Upcoming massively multiplayer space sim, Star Citizen, just hit $37 million in crowdsourced funds.
That's officially 74 times the amount set as its original $500,000 Kickstarter goal. $500,000 goal, hardy-har! CEO Chris Roberts, mastermind behind Star Citizen and the venerated Wing Commander series, was being embarrassingly modest when he set that goal. But who knew? Star Citizen was already on its way to becoming the highest crowdfunded project ever. Not just on Kickstarter. Not just in video games. But like, ever.
Despite the Kickstarter campaign ending November 19, 2012, Star Citizen still pulled in between $45,000 and $58,000 per day last week. Its nearly 370,000 backers have dropped about $100 apiece. Not shabby for a game that only costs $30 to get in on the ground floor. ($40 if you want in on the unscheduled alpha and beta testing.) Star Citizen is an MMO, but will only charge a one-time fee, a la Guild Wars. An in-game store, however, will keep Roberts' money coffers stuffed.
These million-dollar stretch goals, however, are getting thin. That last stretch goal – the one that got Star Citizen from $36 million to $37 million – reportedly unlocked, as far as I can tell, one additional star system. For scale, Star Citizen added a new star system for every $100,000 pledged, back when the game was reaching for a paltry $4 million. Then, once it had hit $6 million, they already guaranteed 100 star systems in the game. Star systems have effectively gone from $60,000 a piece to $1 million a pop. Know what the $38 million stretch goal will get you? One more star system. The last system stretch goal – which skips $39 million and goes straight for $40 million – will net you one of three things: a lost colony, a ghost world, or a science outpost. We're not even talking star systems anymore for your millions of dollars; we're talking (maybe) a planet, or (maybe) a station.
That's why we can all stop crowdfunding Star Citizen now. That's all, folks. Wrap it up. Great job. The Law of Diminishing Returns makes it apparent that their stretch goals have stretched about as far as they can stretch. I think Roberts' team would like to just finish what's already on their enormous plate, thank you.
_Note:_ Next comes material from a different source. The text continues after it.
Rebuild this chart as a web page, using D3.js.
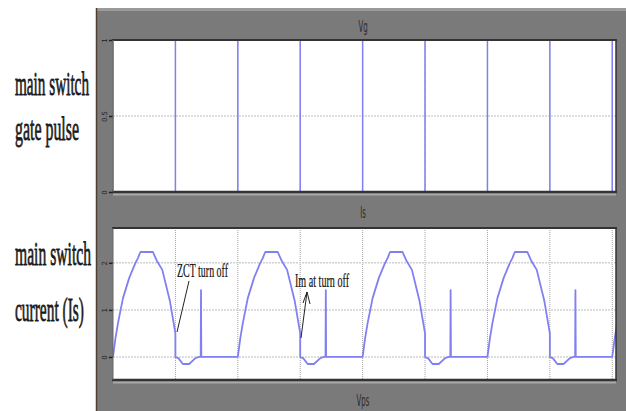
<!DOCTYPE html>
<html><head><meta charset="utf-8">
<script src="https://cdn.jsdelivr.net/npm/d3@7"></script>
<style>body{margin:0;background:#fff}svg{display:block}</style>
</head><body>
<svg id="c" width="626" height="411"></svg>
<script>
// ---- data ----
const gridDivisions = [0,1,2,3,4,5,6,7,8];
const gateTimes  = [0,0,1,2,3,4,5,6,7,8,8.1];
const gateValues = [0,1,0,1,0,1,0,1,0,1,1];
const periodStarts = [0,2,4,6,8];
const cycleT = [0,0.04,0.08,0.16,0.26,0.36,0.4,0.42,0.44,0.64,0.66,0.7,0.79,0.91,1.0,1.0,1.05,1.12,1.22,1.3,1.33,1.38,1.405,1.41,1.415,1.42,2.0];
const cycleI = [0,0.4,0.72,1.25,1.68,2.0,2.1,2.17,2.23,2.23,2.17,2.05,1.85,1.2,0.5,0,-0.03,-0.15,-0.15,-0.05,-0.02,0,0,1.42,0,0,0];
const gateTicks = [0,0.5,1];
const gateTickLabels = ["0","0.5","1"];
const curTicks = [0,1,2];
const curTickLabels = ["0","1","2"];
const leftLabels = [["main switch","gate pulse"],["main switch","current (Is)"]];
const plotTitles = ["Vg","Is","Vps"];

// ---- layout ----
const svg = d3.select("#c");
const X0 = 113, X1 = 616;
const x = d3.scaleLinear().domain([0, 8.06]).range([X0, X1]);
const yG = d3.scaleLinear().domain([0,1]).range([192,40]);
const yI = d3.scaleLinear().domain([-0.49,2.74]).range([380,228]);
const BLUE = "#8080f2";

// gray panel
svg.append("rect").attr("x",96).attr("y",8).attr("width",530).attr("height",403).attr("fill","#7a7a7a");
svg.append("rect").attr("x",96).attr("y",8).attr("width",530).attr("height",3).attr("fill","#9a9a9a");
svg.append("line").attr("x1",96.5).attr("x2",96.5).attr("y1",8).attr("y2",411).attr("stroke","#4e3f30").attr("stroke-width",1.5);

function panel(y, yTop, yBot, ticks, labels, id){
  svg.append("rect").attr("x",X0).attr("y",yTop).attr("width",X1-X0).attr("height",yBot-yTop).attr("fill","#fff");
  svg.append("defs").append("clipPath").attr("id",id).append("rect")
    .attr("x",X0).attr("y",yTop).attr("width",X1-X0).attr("height",yBot-yTop);
  svg.append("g").selectAll("line").data(gridDivisions.slice(1)).join("line")
    .attr("x1",d=>x(d)).attr("x2",d=>x(d)).attr("y1",yTop).attr("y2",yBot)
    .attr("stroke","#a0a0a0").attr("stroke-width",1).attr("stroke-dasharray","1,1");
  svg.append("g").selectAll("line").data(ticks).join("line")
    .attr("x1",X0).attr("x2",X1).attr("y1",d=>y(d)).attr("y2",d=>y(d))
    .attr("stroke","#d2d2d2").attr("stroke-width",1.5).attr("stroke-dasharray","2,1");
  const ax = d3.axisLeft(y).tickValues(ticks).tickSize(4).tickFormat((d,i)=>labels[i]);
  const g = svg.append("g").attr("transform",`translate(${X0},0)`).call(ax);
  g.select(".domain").remove();
  g.selectAll(".tick line").attr("stroke","#222").attr("stroke-width",1.5);
  g.selectAll(".tick text").attr("font-family","DejaVu Sans").attr("font-size",7).attr("fill","#222")
    .attr("x",0).attr("dy",0).attr("text-anchor","middle")
    .attr("transform","translate(-6,0) rotate(-90)");
}
panel(yG,40,192,gateTicks,gateTickLabels,"cg");
panel(yI,228,380,curTicks,curTickLabels,"ci");

// gate pulse
const gatePts = gateTimes.map((t,i)=>[t,gateValues[i]]);
svg.append("path").attr("clip-path","url(#cg)").datum(gatePts)
  .attr("d", d3.line().x(d=>x(d[0])).y(d=>yG(d[1])).curve(d3.curveStepAfter))
  .attr("fill","none").attr("stroke",BLUE).attr("stroke-width",1.5);

// current
const curPts = [];
periodStarts.forEach(p=>cycleT.forEach((t,i)=>curPts.push([p+t,cycleI[i]])));
svg.append("path").attr("clip-path","url(#ci)").datum(curPts)
  .attr("d", d3.line().x(d=>x(d[0])).y(d=>yI(d[1])))
  .attr("fill","none").attr("stroke",BLUE).attr("stroke-width",1.8).attr("stroke-linejoin","round");

// frames
function frame(yTop,yBot){
  svg.append("line").attr("x1",X0-1).attr("x2",X1+1).attr("y1",yTop).attr("y2",yTop).attr("stroke","#333").attr("stroke-width",2);
  svg.append("line").attr("x1",X0-1).attr("x2",X1+1).attr("y1",yBot).attr("y2",yBot).attr("stroke","#333").attr("stroke-width",2.5);
  svg.append("line").attr("x1",X1).attr("x2",X1).attr("y1",yTop).attr("y2",yBot).attr("stroke","#333").attr("stroke-width",1.5);
  svg.append("line").attr("x1",X0).attr("x2",X0).attr("y1",yTop).attr("y2",yBot).attr("stroke","#666").attr("stroke-width",1);
  svg.append("rect").attr("x",X0).attr("y",yBot+1.5).attr("width",X1-X0).attr("height",2).attr("fill","#a8a8a8");
}
frame(40,192);
frame(228,380);

// titles
[[25,plotTitles[0]],[211,plotTitles[1]],[399,plotTitles[2]]].forEach(([yy,t])=>{
  svg.append("text").attr("x",363).attr("y",yy+5).attr("text-anchor","middle")
    .attr("font-family","DejaVu Sans").attr("font-size",10).attr("fill","#2a2a2a")
    .attr("transform",`translate(363,${yy}) scale(0.7,1.5) translate(-363,${-yy})`).text(t);
});

// left labels
const lab = [[leftLabels[0][0],15,95,74],[leftLabels[0][1],15,140,64],[leftLabels[1][0],15,265,76],[leftLabels[1][1],15,321,69]];
lab.forEach(([t,xx,yy,w])=>{
  svg.append("text").attr("x",xx).attr("y",yy).attr("font-family","Liberation Serif").attr("font-size",34)
    .attr("fill","#1a1a1a").attr("stroke","#1a1a1a").attr("stroke-width",0.8)
    .attr("textLength",w).attr("lengthAdjust","spacingAndGlyphs").text(t);
});

// annotations
svg.append("text").attr("x",177).attr("y",277).attr("font-family","Liberation Serif").attr("font-size",19)
  .attr("fill","#111").attr("stroke","#111").attr("stroke-width",0.2).attr("textLength",51).attr("lengthAdjust","spacingAndGlyphs").text("ZCT turn off");
svg.append("line").attr("x1",189).attr("y1",281).attr("x2",177).attr("y2",332).attr("stroke","#222").attr("stroke-width",1);
svg.append("text").attr("x",295).attr("y",287).attr("font-family","Liberation Serif").attr("font-size",18)
  .attr("fill","#111").attr("stroke","#111").attr("stroke-width",0.2).attr("textLength",54).attr("lengthAdjust","spacingAndGlyphs").text("Im at turn off");
svg.append("line").attr("x1",301).attr("y1",338).attr("x2",307).attr("y2",292).attr("stroke","#222").attr("stroke-width",1);
svg.append("path").attr("d","M303,303 L307,292 L310,304").attr("fill","none").attr("stroke","#222").attr("stroke-width",1);
</script>
</body></html>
But who am I kidding? I just put that $30 starter package in my Roberts Space Industries shopping cart, and I suspect I won't be the last one to do so. Heck, I'm being a cheapskate. Remember: the average player has already thrown down a Benjamin to be able to play earlier and with bigger, badder ships than I'll start off with at my measly $30. But that's the kicker: I'm basically putting in a pre-order, even though it's going under the guise of "crowdfunding." There are arguments that crowdfunding is a risk, not an investment, but let's not kid ourselves with that either. We're getting the game. Roberts will deliver. But when does crowdfunding officially become pre-purchasing, exactly? At what frothy amount did that happen?
In Roberts' latest Letter from the Chairman, he's still gracious enough to sound humble about it all. "You've pushed Star Citizen to $37 million in crowdfunding! And that amount is only one of the numbers I'm having trouble believing today." Roberts goes on to say that players have created 4,924 player-run Organizations in the first 12 hours of the Organization system having gone online. Star Citizen players are hungry! And they want to play together in Organizations!
But they'll have to wait. Star Citizen has an estimated Q1 2015 release. No dates on open alpha or beta testing either. Star Citizen is, however, releasing "modules" for players to test. The first was the Hangar Module, allowing players to walk around their already-purchased ships (that's what some of your pledge dollars gets you) in a 3D environment. The hangar gives you the ability to tryout different payloads and armament arrangements. It's basically the longest pre-flight check anyone's ever participated in.
Roberts plans to collect crowdfunding dollars up until launch date. Were Star Citizen to keep up its current rate of funding, pulling in about $54,000 per day, Star Citizen should tally somewhere between $2.8 and $3.2 billion by early 2015. But that can't happen, right? I mean, Star Citizen hopefuls have to run out of money sometime. Right?